● **TASK DETAILS**
Beginning at the first line of the data, print each line exactly, stopping after the line that contains "years = list(range(1950, 2014))".

● **DATASET EXCERPT**
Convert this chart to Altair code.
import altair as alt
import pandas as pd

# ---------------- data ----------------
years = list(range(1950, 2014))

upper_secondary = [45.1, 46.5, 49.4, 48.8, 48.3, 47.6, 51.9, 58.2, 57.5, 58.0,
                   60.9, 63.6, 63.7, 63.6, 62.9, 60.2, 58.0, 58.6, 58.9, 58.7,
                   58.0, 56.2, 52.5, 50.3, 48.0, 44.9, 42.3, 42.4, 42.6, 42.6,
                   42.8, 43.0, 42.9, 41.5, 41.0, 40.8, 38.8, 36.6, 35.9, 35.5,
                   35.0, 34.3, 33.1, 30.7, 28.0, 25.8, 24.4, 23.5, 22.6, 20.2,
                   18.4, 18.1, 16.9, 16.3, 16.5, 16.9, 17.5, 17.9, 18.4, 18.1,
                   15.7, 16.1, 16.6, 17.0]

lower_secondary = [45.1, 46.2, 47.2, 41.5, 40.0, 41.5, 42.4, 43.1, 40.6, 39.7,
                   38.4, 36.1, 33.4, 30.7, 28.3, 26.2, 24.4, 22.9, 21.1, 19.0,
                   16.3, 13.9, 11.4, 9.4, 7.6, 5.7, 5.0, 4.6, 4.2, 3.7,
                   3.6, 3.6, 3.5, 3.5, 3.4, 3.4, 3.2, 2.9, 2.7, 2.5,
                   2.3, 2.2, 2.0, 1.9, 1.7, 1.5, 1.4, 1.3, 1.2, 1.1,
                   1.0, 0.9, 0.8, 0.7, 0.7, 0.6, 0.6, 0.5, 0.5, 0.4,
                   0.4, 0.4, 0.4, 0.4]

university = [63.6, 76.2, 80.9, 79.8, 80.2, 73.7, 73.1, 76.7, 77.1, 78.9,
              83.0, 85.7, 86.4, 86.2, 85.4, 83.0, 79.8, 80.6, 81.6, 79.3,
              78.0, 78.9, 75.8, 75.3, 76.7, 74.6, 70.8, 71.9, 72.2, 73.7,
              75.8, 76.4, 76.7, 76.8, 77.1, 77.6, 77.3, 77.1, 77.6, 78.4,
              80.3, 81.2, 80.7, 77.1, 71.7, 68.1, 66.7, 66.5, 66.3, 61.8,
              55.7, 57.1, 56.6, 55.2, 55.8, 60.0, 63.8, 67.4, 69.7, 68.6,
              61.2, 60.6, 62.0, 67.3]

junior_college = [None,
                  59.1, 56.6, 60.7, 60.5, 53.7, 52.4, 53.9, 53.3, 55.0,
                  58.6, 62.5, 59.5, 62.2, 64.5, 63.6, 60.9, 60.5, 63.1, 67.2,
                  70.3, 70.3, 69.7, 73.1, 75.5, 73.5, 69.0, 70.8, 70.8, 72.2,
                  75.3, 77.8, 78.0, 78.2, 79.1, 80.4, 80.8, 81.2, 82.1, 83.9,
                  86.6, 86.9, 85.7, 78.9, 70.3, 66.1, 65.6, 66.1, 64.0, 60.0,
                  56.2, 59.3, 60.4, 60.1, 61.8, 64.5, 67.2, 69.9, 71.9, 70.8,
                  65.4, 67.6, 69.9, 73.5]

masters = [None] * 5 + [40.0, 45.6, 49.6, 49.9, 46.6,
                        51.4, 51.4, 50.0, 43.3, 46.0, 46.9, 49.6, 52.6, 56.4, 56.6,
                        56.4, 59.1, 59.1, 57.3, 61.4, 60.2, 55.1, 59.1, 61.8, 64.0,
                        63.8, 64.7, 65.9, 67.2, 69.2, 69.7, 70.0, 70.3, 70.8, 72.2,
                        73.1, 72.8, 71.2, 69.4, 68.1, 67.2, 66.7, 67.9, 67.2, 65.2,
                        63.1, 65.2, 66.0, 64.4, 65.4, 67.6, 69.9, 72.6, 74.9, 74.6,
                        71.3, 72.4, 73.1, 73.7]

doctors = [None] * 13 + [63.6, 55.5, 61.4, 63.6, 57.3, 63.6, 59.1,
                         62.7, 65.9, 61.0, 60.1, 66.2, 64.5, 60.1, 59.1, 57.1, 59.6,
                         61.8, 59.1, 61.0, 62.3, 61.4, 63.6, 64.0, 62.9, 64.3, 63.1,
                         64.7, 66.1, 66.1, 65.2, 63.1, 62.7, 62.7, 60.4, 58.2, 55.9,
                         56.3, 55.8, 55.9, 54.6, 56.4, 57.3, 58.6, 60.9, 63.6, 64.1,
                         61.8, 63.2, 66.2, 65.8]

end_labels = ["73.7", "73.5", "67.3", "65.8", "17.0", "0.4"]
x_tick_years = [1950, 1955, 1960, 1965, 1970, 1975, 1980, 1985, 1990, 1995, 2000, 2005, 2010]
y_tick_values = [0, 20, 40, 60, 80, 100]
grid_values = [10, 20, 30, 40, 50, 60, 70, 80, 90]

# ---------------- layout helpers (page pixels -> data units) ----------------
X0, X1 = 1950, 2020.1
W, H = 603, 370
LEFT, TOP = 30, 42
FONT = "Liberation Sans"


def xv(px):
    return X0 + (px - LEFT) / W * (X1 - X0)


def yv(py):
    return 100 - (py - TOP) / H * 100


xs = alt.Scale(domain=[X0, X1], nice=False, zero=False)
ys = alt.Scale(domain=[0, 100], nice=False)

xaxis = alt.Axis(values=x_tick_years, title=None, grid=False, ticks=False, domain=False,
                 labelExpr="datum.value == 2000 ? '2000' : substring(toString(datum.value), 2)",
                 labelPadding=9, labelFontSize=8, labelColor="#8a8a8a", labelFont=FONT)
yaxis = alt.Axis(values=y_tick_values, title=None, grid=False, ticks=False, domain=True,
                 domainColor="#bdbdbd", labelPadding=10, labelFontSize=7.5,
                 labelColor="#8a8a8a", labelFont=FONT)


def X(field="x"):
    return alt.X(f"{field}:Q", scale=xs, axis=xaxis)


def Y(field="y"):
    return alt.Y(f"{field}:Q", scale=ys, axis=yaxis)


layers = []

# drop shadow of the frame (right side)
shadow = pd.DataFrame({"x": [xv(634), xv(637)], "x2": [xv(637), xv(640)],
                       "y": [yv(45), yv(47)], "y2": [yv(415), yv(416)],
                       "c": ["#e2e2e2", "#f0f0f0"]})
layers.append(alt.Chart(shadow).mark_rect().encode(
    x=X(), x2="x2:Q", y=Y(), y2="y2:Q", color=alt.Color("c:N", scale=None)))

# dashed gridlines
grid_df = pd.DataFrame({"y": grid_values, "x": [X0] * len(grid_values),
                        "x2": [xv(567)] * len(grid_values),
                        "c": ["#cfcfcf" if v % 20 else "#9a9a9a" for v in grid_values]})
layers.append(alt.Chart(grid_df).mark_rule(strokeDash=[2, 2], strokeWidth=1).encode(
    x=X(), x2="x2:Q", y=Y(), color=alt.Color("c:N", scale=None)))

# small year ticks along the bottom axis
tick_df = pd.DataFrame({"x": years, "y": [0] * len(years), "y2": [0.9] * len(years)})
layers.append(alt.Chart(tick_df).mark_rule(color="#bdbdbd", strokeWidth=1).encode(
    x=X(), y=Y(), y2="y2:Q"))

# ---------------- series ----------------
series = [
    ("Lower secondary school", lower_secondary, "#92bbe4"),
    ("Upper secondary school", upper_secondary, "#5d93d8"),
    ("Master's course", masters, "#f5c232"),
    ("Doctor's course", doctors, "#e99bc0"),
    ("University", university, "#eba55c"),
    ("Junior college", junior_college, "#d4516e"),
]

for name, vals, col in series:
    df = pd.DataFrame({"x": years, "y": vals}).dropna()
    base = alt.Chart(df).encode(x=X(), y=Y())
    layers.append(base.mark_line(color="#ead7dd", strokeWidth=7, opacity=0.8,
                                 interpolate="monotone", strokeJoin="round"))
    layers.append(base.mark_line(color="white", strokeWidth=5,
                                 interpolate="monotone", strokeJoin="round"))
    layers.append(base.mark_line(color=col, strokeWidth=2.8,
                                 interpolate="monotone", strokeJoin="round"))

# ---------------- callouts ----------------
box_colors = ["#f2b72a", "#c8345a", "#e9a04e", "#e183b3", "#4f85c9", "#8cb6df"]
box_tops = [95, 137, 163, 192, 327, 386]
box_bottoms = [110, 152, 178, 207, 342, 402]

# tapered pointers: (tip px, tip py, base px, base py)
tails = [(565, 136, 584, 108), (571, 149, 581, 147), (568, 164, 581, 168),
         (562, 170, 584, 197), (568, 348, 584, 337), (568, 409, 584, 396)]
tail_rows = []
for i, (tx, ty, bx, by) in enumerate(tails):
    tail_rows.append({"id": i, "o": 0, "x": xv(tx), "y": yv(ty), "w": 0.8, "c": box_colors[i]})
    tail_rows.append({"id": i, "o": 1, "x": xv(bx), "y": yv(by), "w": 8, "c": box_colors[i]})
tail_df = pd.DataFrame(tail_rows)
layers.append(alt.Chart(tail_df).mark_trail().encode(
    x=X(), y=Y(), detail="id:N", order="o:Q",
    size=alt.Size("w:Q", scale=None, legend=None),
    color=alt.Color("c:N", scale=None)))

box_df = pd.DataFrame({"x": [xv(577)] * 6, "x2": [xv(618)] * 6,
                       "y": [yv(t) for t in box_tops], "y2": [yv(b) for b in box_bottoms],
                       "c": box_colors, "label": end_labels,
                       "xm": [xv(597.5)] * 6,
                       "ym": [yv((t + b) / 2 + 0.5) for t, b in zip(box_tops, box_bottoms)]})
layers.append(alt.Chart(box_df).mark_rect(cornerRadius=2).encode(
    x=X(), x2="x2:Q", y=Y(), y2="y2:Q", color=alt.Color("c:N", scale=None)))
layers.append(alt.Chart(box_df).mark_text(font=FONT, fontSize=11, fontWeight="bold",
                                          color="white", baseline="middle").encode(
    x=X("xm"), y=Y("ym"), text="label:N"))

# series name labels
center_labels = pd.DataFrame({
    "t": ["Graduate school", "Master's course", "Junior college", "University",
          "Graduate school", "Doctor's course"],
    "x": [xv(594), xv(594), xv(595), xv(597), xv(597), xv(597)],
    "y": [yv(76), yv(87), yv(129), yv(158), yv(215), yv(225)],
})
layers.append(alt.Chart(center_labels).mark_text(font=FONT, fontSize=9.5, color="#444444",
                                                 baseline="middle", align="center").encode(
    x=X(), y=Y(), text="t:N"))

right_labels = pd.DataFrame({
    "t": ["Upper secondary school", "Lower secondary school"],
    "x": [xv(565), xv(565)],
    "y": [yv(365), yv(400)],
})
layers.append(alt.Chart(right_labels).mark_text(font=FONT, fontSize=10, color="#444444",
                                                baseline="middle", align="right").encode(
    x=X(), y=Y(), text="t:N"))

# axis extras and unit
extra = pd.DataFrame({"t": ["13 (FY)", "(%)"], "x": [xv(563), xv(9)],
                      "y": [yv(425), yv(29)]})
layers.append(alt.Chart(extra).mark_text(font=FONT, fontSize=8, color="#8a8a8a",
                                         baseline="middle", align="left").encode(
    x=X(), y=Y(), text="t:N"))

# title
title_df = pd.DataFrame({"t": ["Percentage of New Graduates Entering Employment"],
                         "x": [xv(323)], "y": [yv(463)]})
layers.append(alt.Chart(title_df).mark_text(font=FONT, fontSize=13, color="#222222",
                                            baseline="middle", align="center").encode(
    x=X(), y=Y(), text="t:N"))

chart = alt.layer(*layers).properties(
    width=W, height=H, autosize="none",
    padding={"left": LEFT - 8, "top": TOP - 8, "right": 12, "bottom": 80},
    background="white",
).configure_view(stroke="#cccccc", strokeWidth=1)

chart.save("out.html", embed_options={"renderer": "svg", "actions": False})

● **RESULT**
Convert this chart to Altair code.
import altair as alt
import pandas as pd

# ---------------- data ----------------
years = list(range(1950, 2014))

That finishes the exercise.